Husbands, love your wives, as Christ loved the church. He gave himself up for her to make her holy, purifying her in the bath of water by the power of the word, to present to himself a glorious church, holy and immaculate, without stain or wrinkle or anything of that sort. Husbands should love their wives as they do their own bodies. He who loves his wife loves himself. Observe that no one ever hates his own flesh; no, he nourishes it and takes care of it as Christ cares for the church–for we are members of his body.


”for this reason a man shall leave his father and mother, and shall cling to his wife, and the two shall be made one.”

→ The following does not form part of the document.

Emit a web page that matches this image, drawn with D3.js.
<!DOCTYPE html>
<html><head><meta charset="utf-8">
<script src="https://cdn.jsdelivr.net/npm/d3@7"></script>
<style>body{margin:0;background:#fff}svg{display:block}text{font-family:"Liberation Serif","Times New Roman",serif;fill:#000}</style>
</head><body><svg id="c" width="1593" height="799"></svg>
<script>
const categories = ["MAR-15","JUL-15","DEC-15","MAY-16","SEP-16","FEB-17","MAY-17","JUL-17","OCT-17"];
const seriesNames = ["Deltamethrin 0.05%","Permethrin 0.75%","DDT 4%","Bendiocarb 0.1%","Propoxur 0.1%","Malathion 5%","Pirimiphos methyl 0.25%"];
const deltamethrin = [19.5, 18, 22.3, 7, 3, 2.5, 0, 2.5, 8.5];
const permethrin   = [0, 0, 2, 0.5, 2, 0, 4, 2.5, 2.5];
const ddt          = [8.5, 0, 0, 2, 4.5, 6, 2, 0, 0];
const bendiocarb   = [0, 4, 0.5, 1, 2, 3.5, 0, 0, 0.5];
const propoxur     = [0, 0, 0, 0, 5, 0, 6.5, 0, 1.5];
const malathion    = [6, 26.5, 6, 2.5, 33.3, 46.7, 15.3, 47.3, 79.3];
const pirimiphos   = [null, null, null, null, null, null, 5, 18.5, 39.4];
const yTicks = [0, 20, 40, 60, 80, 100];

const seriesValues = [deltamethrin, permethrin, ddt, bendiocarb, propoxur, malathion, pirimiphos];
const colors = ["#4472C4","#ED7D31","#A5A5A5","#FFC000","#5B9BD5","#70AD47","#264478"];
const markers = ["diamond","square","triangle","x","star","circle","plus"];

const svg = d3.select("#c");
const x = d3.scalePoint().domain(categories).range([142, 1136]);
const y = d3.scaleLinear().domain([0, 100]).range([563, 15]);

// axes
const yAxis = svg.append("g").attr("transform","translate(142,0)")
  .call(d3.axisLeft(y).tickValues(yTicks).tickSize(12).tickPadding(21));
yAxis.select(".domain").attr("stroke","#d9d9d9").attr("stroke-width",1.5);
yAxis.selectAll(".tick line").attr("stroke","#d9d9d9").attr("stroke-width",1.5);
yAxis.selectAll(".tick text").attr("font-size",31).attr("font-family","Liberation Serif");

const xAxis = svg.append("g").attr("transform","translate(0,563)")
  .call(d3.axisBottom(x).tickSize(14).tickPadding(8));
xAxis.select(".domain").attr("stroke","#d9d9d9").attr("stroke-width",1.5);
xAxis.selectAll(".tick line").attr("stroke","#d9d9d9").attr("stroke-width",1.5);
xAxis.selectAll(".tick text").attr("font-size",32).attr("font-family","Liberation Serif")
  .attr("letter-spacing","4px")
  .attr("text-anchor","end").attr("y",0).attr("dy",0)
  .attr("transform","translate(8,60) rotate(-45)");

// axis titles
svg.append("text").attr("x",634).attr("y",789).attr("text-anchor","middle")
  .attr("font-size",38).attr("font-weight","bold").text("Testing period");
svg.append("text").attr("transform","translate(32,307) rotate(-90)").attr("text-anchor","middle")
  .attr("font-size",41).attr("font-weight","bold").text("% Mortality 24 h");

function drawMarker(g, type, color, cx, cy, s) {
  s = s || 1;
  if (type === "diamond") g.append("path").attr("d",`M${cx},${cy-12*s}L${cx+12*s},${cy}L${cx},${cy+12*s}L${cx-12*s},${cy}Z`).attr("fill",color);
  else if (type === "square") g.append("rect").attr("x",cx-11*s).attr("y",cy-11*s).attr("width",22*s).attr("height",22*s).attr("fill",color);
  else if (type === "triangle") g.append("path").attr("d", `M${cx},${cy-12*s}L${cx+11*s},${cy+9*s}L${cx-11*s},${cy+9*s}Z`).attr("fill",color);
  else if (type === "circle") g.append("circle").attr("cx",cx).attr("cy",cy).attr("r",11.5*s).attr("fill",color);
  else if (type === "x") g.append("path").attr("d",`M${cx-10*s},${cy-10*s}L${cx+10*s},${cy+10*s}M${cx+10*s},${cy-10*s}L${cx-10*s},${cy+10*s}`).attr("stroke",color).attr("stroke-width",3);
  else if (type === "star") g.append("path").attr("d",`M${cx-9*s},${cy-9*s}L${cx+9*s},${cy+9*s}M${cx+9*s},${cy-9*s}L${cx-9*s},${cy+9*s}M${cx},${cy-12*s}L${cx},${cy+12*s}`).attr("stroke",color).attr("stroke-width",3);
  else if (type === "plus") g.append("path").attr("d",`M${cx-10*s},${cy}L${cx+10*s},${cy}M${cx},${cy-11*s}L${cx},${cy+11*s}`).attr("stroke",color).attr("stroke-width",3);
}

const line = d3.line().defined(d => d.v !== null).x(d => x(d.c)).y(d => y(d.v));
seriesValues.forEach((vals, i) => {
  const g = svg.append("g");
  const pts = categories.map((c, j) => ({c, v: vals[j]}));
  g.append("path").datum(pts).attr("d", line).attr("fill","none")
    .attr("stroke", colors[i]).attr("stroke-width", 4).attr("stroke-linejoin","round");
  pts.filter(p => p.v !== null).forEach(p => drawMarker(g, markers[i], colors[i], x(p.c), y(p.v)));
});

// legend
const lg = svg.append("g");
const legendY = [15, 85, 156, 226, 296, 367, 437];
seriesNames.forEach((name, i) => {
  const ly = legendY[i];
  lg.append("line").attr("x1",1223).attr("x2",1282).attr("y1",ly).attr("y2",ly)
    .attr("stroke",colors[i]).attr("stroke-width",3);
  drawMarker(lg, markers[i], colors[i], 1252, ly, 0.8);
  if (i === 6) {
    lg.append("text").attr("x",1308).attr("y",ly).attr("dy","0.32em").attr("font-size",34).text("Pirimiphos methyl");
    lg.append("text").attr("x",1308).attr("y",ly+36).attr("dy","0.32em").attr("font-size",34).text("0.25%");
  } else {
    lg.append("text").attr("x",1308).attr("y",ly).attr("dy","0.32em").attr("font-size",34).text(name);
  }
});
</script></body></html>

 This is a great foreshadowing; I mean that it refers to Christ and the Church. In any case, each one should love his wife as he loves himself, the wife for her part showing respect for her husband. (Eph 5, 21-33.)

Notwithstanding the patriarchal sexism in this reading, Paul might be an improvement on his contemporaries’ attitudes in this regard, let us compare it with the Tantric notions about such union of the masculine and feminine. Shiva, a supreme male sky or heaven, deity, waits passively at the crown chakra, at the top of one’s head, for the earth goddess, Kundalini, to awaken in her residence near the perineum. He waits for her to ascend, up the psychic central nervous system to have union with him. Thus are heaven and earth, male and female brought back into union and balance. Duality is sexually resolved to unitary vision. The arising of the goddess, Kundalini, can happen spontaneously or through certain yogic disciplines. Besides connecting with many spiritual “ascent” motifs in various other religious traditions, this ambition seems to resonate with the Biblical resolution of the tragic split between creation and creator through the epithalamian symbol of marriage.

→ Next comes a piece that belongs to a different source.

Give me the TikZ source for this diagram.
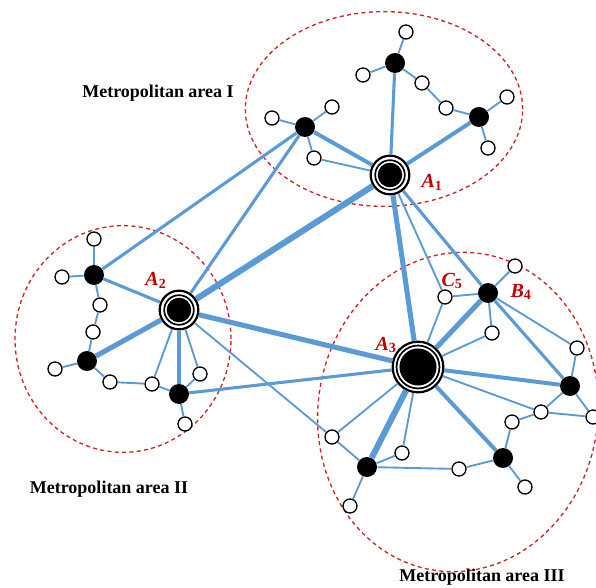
\documentclass[tikz,border=0pt]{standalone}
\usepackage{fontspec}
\setmainfont{Liberation Serif}
\usepackage{tikz}
\usetikzlibrary{positioning}

\definecolor{linkblue}{RGB}{91,155,213}
\definecolor{areared}{RGB}{205,35,35}
\definecolor{labred}{RGB}{192,0,0}

\begin{document}
\begin{tikzpicture}[
  x=0.75pt, y=-0.75pt,
  hub/.style n args={3}{circle, draw, line width=1.65pt, fill=white, inner sep=0pt,
    minimum size=#1, path picture={
      \fill[black] (path picture bounding box.center) circle (#2);
      \draw[black, line width=1.3pt] (path picture bounding box.center) circle (#3);}},
  station/.style={circle, fill=black, minimum size=15pt, inner sep=0pt},
  user/.style={circle, draw, fill=white, line width=1pt, minimum size=10.5pt, inner sep=0pt},
  link/.style={draw=linkblue, line width=#1}, link/.default=1.4pt,
  area/.style={draw=areared, line width=1pt, dash pattern=on 3pt off 2.5pt},
  areaname/.style={font=\fontsize{13.5}{16}\selectfont\bfseries},
  hubname/.style={text=labred, font=\fontsize{15}{17}\selectfont\bfseries\itshape, inner sep=0pt}
]
\useasboundingbox (0,0) rectangle (596,588);

% metropolitan areas
\draw[area] (384,109) ellipse [x radius=104pt, y radius=73pt];
\draw[area] (123,339) ellipse [x radius=81pt, y radius=85pt];
\draw[area] (458,412) ellipse [x radius=105pt, y radius=120pt, rotate=-8];

\node[areaname] (nameI)   at (158,93)  {Metropolitan area I};
\node[areaname] (nameII)  at (109,489) {Metropolitan area II};
\node[areaname] (nameIII) at (482,577) {Metropolitan area III};

% hubs
\node[hub={29pt}{9.2pt}{11.1pt}]  (A1) at (390,175) {};
\node[hub={29pt}{9.2pt}{11.1pt}]  (A2) at (179,310) {};
\node[hub={38pt}{13.9pt}{16.1pt}] (A3) at (418,367) {};

% area I
\node[station] (p1) at (395,63)  {};
\node[station] (p2) at (305,127) {};
\node[station] (p3) at (479,117) {};
\node[user] (q1) at (406,32)  {};
\node[user] (q2) at (363,75)  {};
\node[user] (q3) at (422,83)  {};
\node[user] (q4) at (446,108) {};
\node[user] (q5) at (507,97)  {};
\node[user] (q6) at (488,148) {};
\node[user] (q7) at (272,118) {};
\node[user] (q8) at (332,107) {};
\node[user] (q9) at (314,158) {};

% area II
\node[station] (p4) at (94,275)  {};
\node[station] (p5) at (87,361)  {};
\node[station] (p6) at (179,394) {};
\node[user] (q10) at (94,239)  {};
\node[user] (q11) at (62,277)  {};
\node[user] (q12) at (100,305) {};
\node[user] (q13) at (93,332)  {};
\node[user] (q14) at (55,369)  {};
\node[user] (q15) at (110,382) {};
\node[user] (q16) at (152,384) {};
\node[user] (q17) at (200,374) {};
\node[user] (q18) at (185,424) {};

% area III
\node[station] (B4) at (488,293) {};
\node[station] (p7) at (570,386) {};
\node[station] (p8) at (503,458) {};
\node[station] (p9) at (367,467) {};
\node[user] (C5)  at (445,297) {};
\node[user] (q19) at (515,266) {};
\node[user] (q20) at (492,333) {};
\node[user] (q21) at (577,348) {};
\node[user] (q22) at (541,412) {};
\node[user] (q23) at (593,417) {};
\node[user] (q24) at (512,422) {};
\node[user] (q25) at (332,437) {};
\node[user] (q26) at (402,453) {};
\node[user] (q27) at (459,469) {};
\node[user] (q28) at (525,487) {};
\node[user] (q29) at (350,506) {};

% labels
\node[hubname] (lA1) at (432,182) {A\textsubscript{\upshape 1}};
\node[hubname] (lA2) at (156,280) {A\textsubscript{\upshape 2}};
\node[hubname] (lA3) at (386,345) {A\textsubscript{\upshape 3}};
\node[hubname] (lC5) at (452,281) {C\textsubscript{\upshape 5}};
\node[hubname] (lB4) at (521,292) {B\textsubscript{\upshape 4}};

% links
\foreach \a/\b in {q1/p1, q2/p1, q3/p1, q3/q4, q4/p3, q5/p3, q6/p3,
    q7/p2, q8/p2, q9/p2, q9/A1, A1/C5,
    q10/p4, q11/p4, q12/p4, q12/q13, q13/p5, q14/p5, q15/p5, q15/q16,
    q16/p6, q16/A2, q17/p6, q17/A2, q18/p6, A2/q25,
    C5/A3, C5/B4, q19/B4, q20/B4, q20/A3, q21/B4, q21/p7, q22/A3, q22/p7,
    q22/q23, q23/p7, q22/q24, q24/p8, q25/A3, q25/p9, q26/A3, q26/p9,
    q27/p9, q27/p8, q28/p8, q29/p9}
  \draw[link] (\a) -- (\b);
\foreach \a/\b in {A1/p1, A1/B4, p2/A2, p2/p4, A2/p4, p6/A3, B4/p7}
  \draw[link=2.3pt] (\a) -- (\b);
\foreach \a/\b in {A1/p2, A1/p3, A2/p6, A3/p7, A3/p8}
  \draw[link=3pt] (\a) -- (\b);
\foreach \a/\b in {A1/A3, A2/A3, A3/B4, A2/p5}
  \draw[link=3.8pt] (\a) -- (\b);
\foreach \a/\b in {A1/A2, A3/p9}
  \draw[link=4.6pt] (\a) -- (\b);
\end{tikzpicture}
\end{document}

From the Gospel of the same Mass as above, Tuesday of the Thirtieth Week of the Year–Year II:

Jesus said: “What does the reign of God resemble? To what shall I liken it? It is like a mustard seed which a man took and planted in his garden. It grew and became a large shrub and the birds of the air nested in its branches.”

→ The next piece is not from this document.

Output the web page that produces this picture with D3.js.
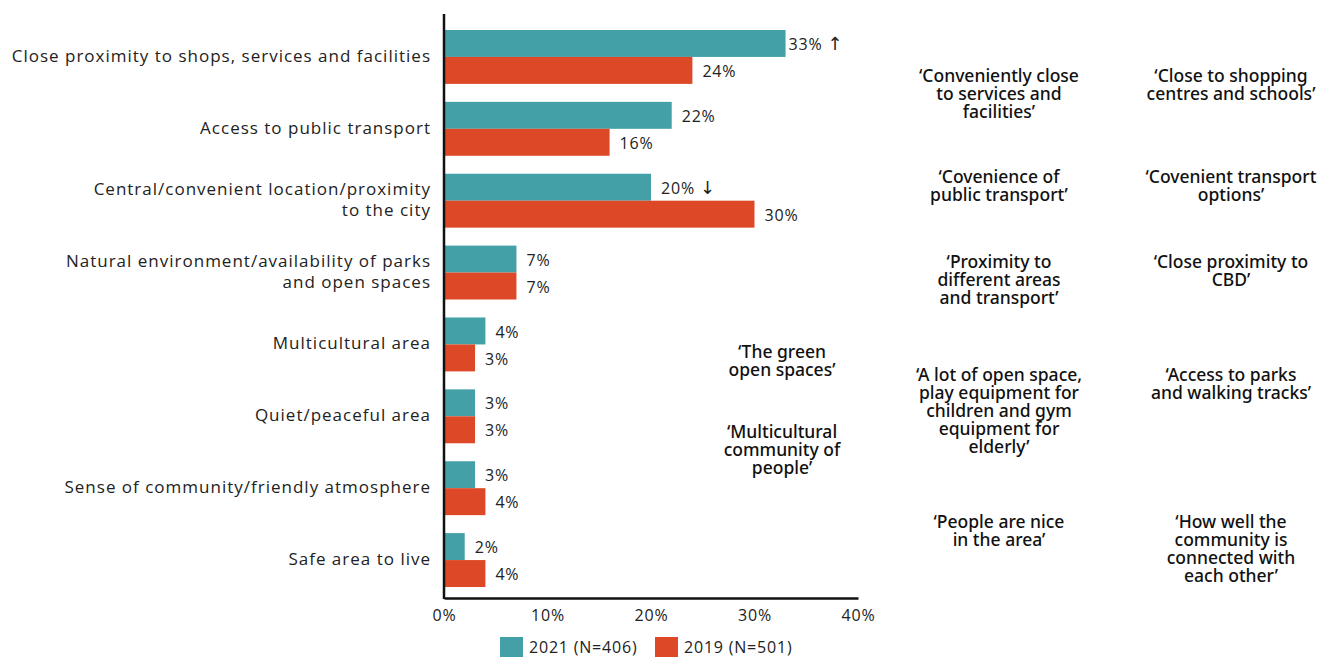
<!DOCTYPE html>
<html>
<head>
<meta charset="utf-8">
<script src="https://cdn.jsdelivr.net/npm/d3@7/dist/d3.min.js"></script>
<style>
  html, body { margin: 0; padding: 0; background: #fff; }
  svg { display: block; }
  text { font-family: "Open Sans", "Noto Sans", sans-serif; fill: #222; }
  .cat { font-size: 17px; letter-spacing: 1px; }
  .val, .tick text, .leg { font-size: 16px; letter-spacing: 0.8px; }
  .arrow { font-family: "DejaVu Sans", sans-serif; font-size: 18px; letter-spacing: 0; }
  .quote { font-family: "Noto Sans", sans-serif; font-weight: 500; font-size: 17.5px; fill: #111; }
</style>
</head>
<body>
<svg id="chart" width="1333" height="657"></svg>
<script>
// Reasons for liking the area, 2021 vs 2019 (% of respondents)
const categories = [
  ["Close proximity to shops, services and facilities"],
  ["Access to public transport"],
  ["Central/convenient location/proximity", "to the city"],
  ["Natural environment/availability of parks", "and open spaces"],
  ["Multicultural area"],
  ["Quiet/peaceful area"],
  ["Sense of community/friendly atmosphere"],
  ["Safe area to live"]
];
const values2021 = [33, 22, 20, 7, 4, 3, 3, 2];
const values2019 = [24, 16, 30, 7, 3, 3, 4, 4];
// significant change markers for 2021
const changes2021 = ["↑", "", "↓", "", "", "", "", ""];
const xTicks = [0, 10, 20, 30, 40];
const seriesNames = ["2021 (N=406)", "2019 (N=501)"];
const seriesColors = ["#43A0A6", "#DD4827"];

// Verbatim comments, grouped in three columns; row = position in category rows
const quoteCols = [
  [
    { lines: ["‘The green", "open spaces’"], row: 4.48 },
    { lines: ["‘Multicultural", "community of", "people’"], row: 5.59 }
  ],
  [
    { lines: ["‘Conveniently close", "to services and", "facilities’"], row: 0.64 },
    { lines: ["‘Covenience of", "public transport’"], row: 2.045 },
    { lines: ["‘Proximity to", "different areas", "and transport’"], row: 3.23 },
    { lines: ["‘A lot of open space,", "play equipment for", "children and gym", "equipment for", "elderly’"], row: 4.8 },
    { lines: ["‘People are nice", "in the area’"], row: 6.85 }
  ],
  [
    { lines: ["‘Close to shopping", "centres and schools’"], row: 0.64 },
    { lines: ["‘Covenient transport", "options’"], row: 2.045 },
    { lines: ["‘Close proximity to", "CBD’"], row: 3.23 },
    { lines: ["‘Access to parks", "and walking tracks’"], row: 4.8 },
    { lines: ["‘How well the", "community is", "connected with", "each other’"], row: 6.85 }
  ]
];

const svg = d3.select("#chart");
const plotLeft = 444, plotRight = 858, plotTop = 14, plotBottom = 598;

const x = d3.scaleLinear().domain([0, 40]).range([plotLeft, plotRight]);
const y = d3.scaleBand()
  .domain(d3.range(categories.length))
  .range([21, 596])
  .paddingInner(0.25)
  .paddingOuter(0.125);
const ySub = d3.scaleBand().domain([0, 1]).range([0, y.bandwidth()]);

const data = categories.map((c, i) => ({
  i, label: c,
  vals: [values2021[i], values2019[i]],
  marks: [changes2021[i], ""]
}));

// bars
const groups = svg.append("g").selectAll("g").data(data).join("g")
  .attr("transform", d => `translate(0,${y(d.i)})`);

groups.selectAll("rect").data(d => d.vals.map((v, s) => ({ v, s })))
  .join("rect")
  .attr("x", x(0))
  .attr("y", d => ySub(d.s))
  .attr("width", d => x(d.v) - x(0))
  .attr("height", ySub.bandwidth())
  .attr("fill", d => seriesColors[d.s]);

// value labels
groups.selectAll("text.val").data(d => d.vals.map((v, s) => ({ v, s, m: d.marks[s] })))
  .join("text")
  .attr("class", "val")
  .attr("x", d => x(d.v) + (d.m === "↑" ? 3 : 10))
  .attr("y", d => ySub(d.s) + ySub.bandwidth() / 2 + 1)
  .attr("dy", "0.35em")
  .each(function(d) {
    const t = d3.select(this);
    t.append("tspan").text(d.v + "% ");
    if (d.m) t.append("tspan").attr("class", "arrow").text(d.m);
  });

// category labels
svg.append("g").selectAll("text").data(data).join("text")
  .attr("class", "cat")
  .attr("text-anchor", "end")
  .attr("x", 431)
  .attr("y", d => y(d.i) + y.bandwidth() / 2 - 1 - (d.label.length - 1) * 10.5)
  .each(function(d) {
    d3.select(this).selectAll("tspan").data(d.label).join("tspan")
      .attr("x", 431)
      .attr("dy", (t, k) => k === 0 ? "0.35em" : 21)
      .text(t => t);
  });

// x axis
const xAxis = d3.axisBottom(x).tickValues(xTicks).tickFormat(d => d + "%").tickSize(0).tickPadding(12);
const gx = svg.append("g").attr("transform", `translate(0,${plotBottom})`).call(xAxis);
gx.select(".domain").attr("stroke", "#111").attr("stroke-width", 2.5);
gx.selectAll("text").attr("font-size", null).attr("font-family", null).attr("fill", "#222");
gx.attr("font-size", null).attr("font-family", null);

// y axis line
svg.append("line")
  .attr("x1", plotLeft).attr("x2", plotLeft)
  .attr("y1", plotTop).attr("y2", plotBottom + 1)
  .attr("stroke", "#111").attr("stroke-width", 2.5);

// legend
const legend = svg.append("g").attr("transform", "translate(500,637)");
const legendX = [0, 155];
seriesNames.forEach((name, s) => {
  const g = legend.append("g").attr("transform", `translate(${legendX[s]},0)`);
  g.append("rect").attr("width", 23).attr("height", 22).attr("fill", seriesColors[s]);
  g.append("text").attr("class", "leg").attr("x", 29).attr("y", 10).attr("dy", "0.35em").text(name);
});

// quotes
const colX = [782, 999, 1231];
const lineH = 18;
quoteCols.forEach((col, ci) => {
  col.forEach(q => {
    const t = svg.append("text").attr("class", "quote").attr("text-anchor", "middle");
    const y0 = y(0) + q.row * y.step();
    q.lines.forEach((ln, k) => {
      t.append("tspan").attr("x", colX[ci]).attr("y", y0 + k * lineH).attr("dy", "0.35em").text(ln);
    });
  });
});
</script>
</body>
</html>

He went on: “To what shall I compare the reign of God? It is like yeast which a woman took to knead into three measures of flour until the whole mass of dough began to rise.” (Lk 13, 18-21.)

Is the tiny thing that we study here, the shift of consciousness, whose function it is to unite the temporal and non temporal worlds, comparable to the reign of God? Is the immediacy of this fundamental human function a reference to ‘The Kingdom of God which is at hand.’ The immediacy in the relationship between the sacred and profane, which I mention as a significant element from the story in the catalog, remarks upon this.6 The study of the shift from the effable to the ineffable is not quantitative but qualitative anthropology. This is not a matter of faith, but of our perception of time.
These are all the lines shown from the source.